-- start --

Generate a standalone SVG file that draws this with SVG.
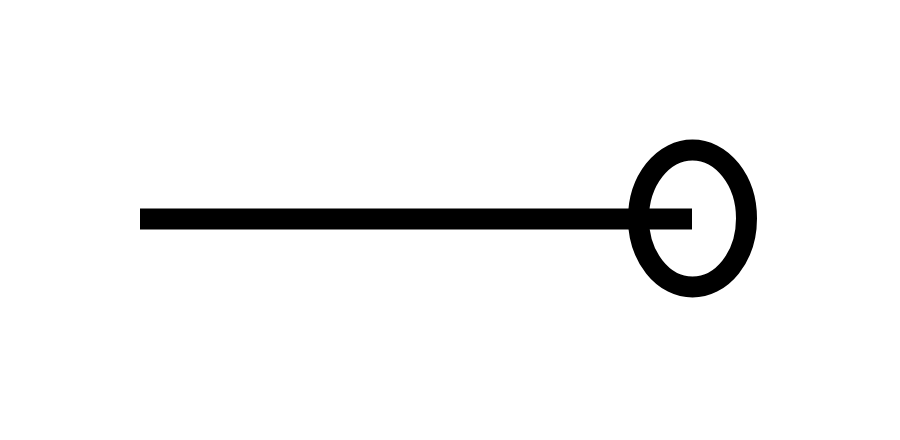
<svg xmlns="http://www.w3.org/2000/svg" width="900" height="440" viewBox="0 0 900 440">
  <style>
    .stroke { fill: none; stroke: #000; }
  </style>
  <rect width="900" height="440" fill="#fff"/>
  <g id="connectors">
    <line class="stroke" x1="140" y1="219" x2="692" y2="219" stroke-width="21"/>
  </g>
  <g id="node-circle">
    <ellipse class="stroke" cx="692.5" cy="218.5" rx="54" ry="68.5" stroke-width="21"/>
  </g>
</svg>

-- end --

◆ Work to do ◆
Images should not appear in the copy; retype the listing above exactly.

◆ Task output ◆
Generate a standalone SVG file that draws this with SVG.
<svg xmlns="http://www.w3.org/2000/svg" width="900" height="440" viewBox="0 0 900 440">
  <style>
    .stroke { fill: none; stroke: #000; }
  </style>
  <rect width="900" height="440" fill="#fff"/>
  <g id="connectors">
    <line class="stroke" x1="140" y1="219" x2="692" y2="219" stroke-width="21"/>
  </g>
  <g id="node-circle">
    <ellipse class="stroke" cx="692.5" cy="218.5" rx="54" ry="68.5" stroke-width="21"/>
  </g>
</svg>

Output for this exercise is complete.